COMPETITION • FRENCH LAW • RESTRICTIVE AGREEMENTS

Exchanges of information are only prohibited by Article L. 420-1 of the Commercial Code if their purpose or effect is to restrict competition. An exchange of information that relates to specific data, that is relatively systematic and concerns the principal operators in the market, or that takes place in a highly concentrated market, will certainly be prohibited. However, it is not necessary for the market to be oligopolistic for exchanges to be unlawful: it is sufficient that the supply is not atomized. Whether an exchange between suppliers concerns non-individualized data or segmented data, it is equally reprehensible. The fact that the information is public is also irrelevant. Indeed, an exchange of information on prices already known by customers remains illegal, where obtaining such information on the market would have been more complex, less exhaustive and less immediate. Generally speaking, French case law has been extremely strict with regard to the exchange of information between competitors, not hesitating, when the market is concentrated, to penalize them severely even if the exchange does not directly concern competitive data.

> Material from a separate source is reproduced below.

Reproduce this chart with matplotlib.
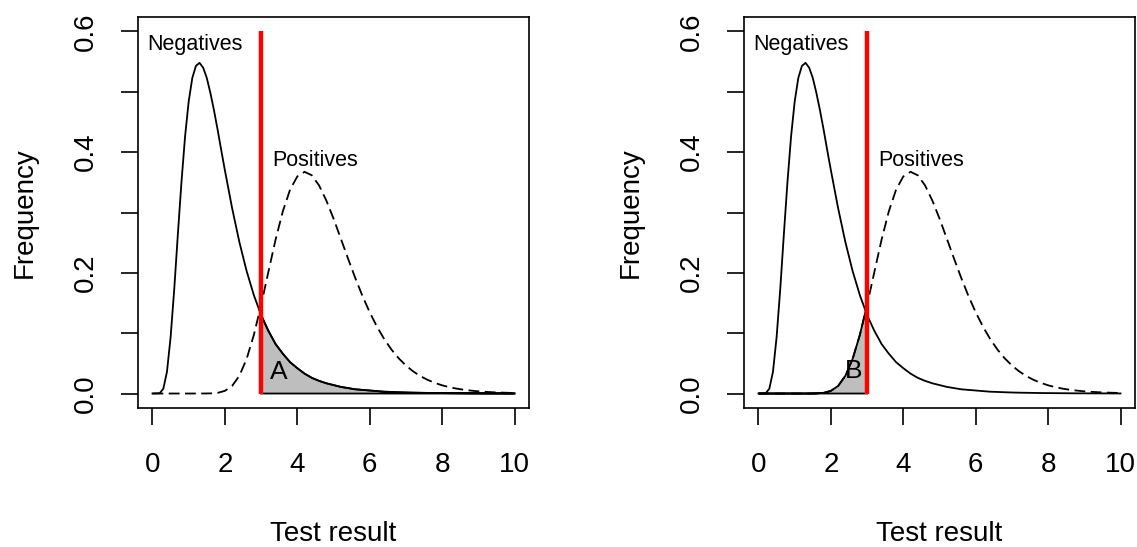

The Competition Authority would now seem to want to limit the classification of “exchanges of information” between competitors to the periodic transmission of nominative confidential data relating to past behavior: exchanges of data on the commercial and pricing strategy that the undertakings intend to adopt would be horizontal concerted practices relating to the future pricing behavior of competitors. In order to fall foul of the prohibition, the information exchanged must also, according to the Competition Authority, be of a strategic nature, i.e. enable the recipient to measure the effectiveness of its competitors’ commercial policy and to adapt its competitive behavior on the market in the light of its actual operation and the specific circumstances of the case. When this is the case, the courts today have no hesitation in classifying exchanges of information as restrictions by object.